The most prominent difference is whether elections for the new government would be partisan. In the Senate bill, they would be -- as they already are now, Brown said. He said he’s willing to let that be decided in a separate referendum, but that abandoning partisan elections could cost him the support of Democrats, including David Lucas.

Dickey said he wonders if the local leaders now supporting Senate bill approval have thoroughly read it, and if they grasp what a unified government would look like under that plan.

“There’s no need to consolidate if we don’t have a better government than what we’ve got now,” he said. “I think everything’s negotiable in there, but (Brown’s) bill as it is, is not in my mind a good bill.”

Spin control

Reichert said one reason for hurrying to The Telegraph was to seek a “positive spin” on the Senate proposal’s status before unnamed bloggers get a chance to savage it. This fall’s elections could wipe out current progress if enough offices change hands, he said.

Marshall said the paper’s editorial stance has been supportive of consolidation, and that news staff will cover relevant developments.

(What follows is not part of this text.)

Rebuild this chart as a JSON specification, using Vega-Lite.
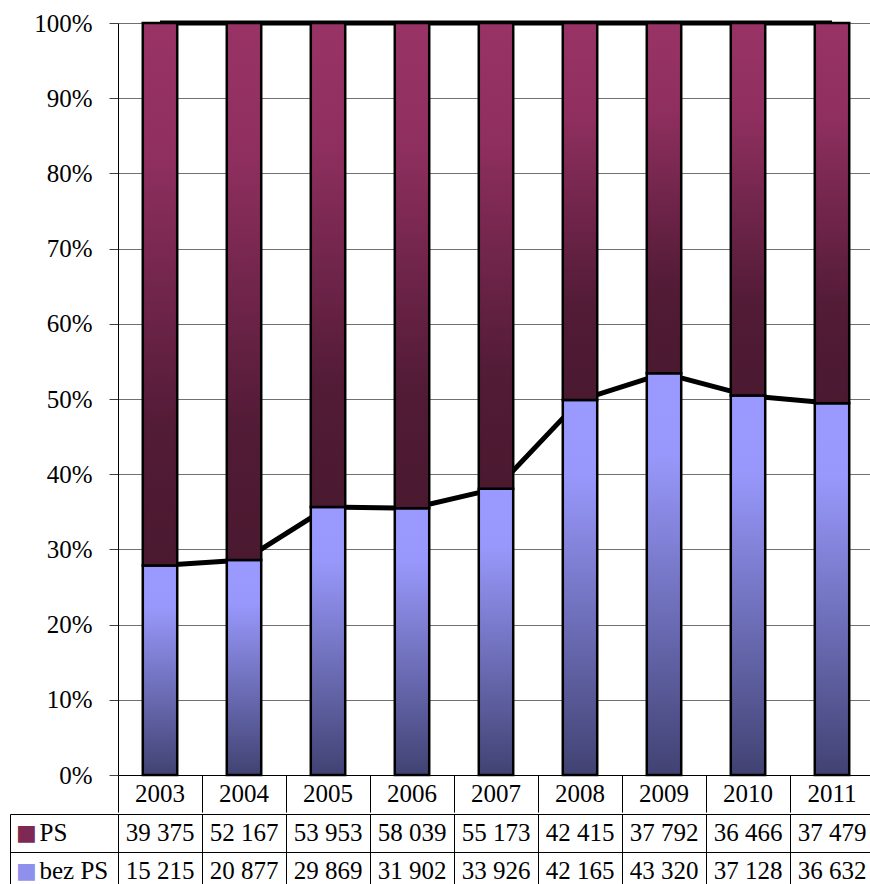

Brown and Elaine Lucas, however, attacked news coverage as “one-sided,” though they didn’t cite any examples. Marshall said they should contact her if they think coverage is unfair.

Terry told her and McCanless that he wanted the paper to advocate for a referendum on consolidation.

“We wrote that last year,” McCanless told him, referring to the editorial page.

“That’s absolutely not true,” Brown said. Last year, both he and Staton offered rival bills to the House bill, but Telegraph editorials portrayed him as the stumbling block, Brown said.

“I can take it, because you can’t beat me at the polls,” Brown said.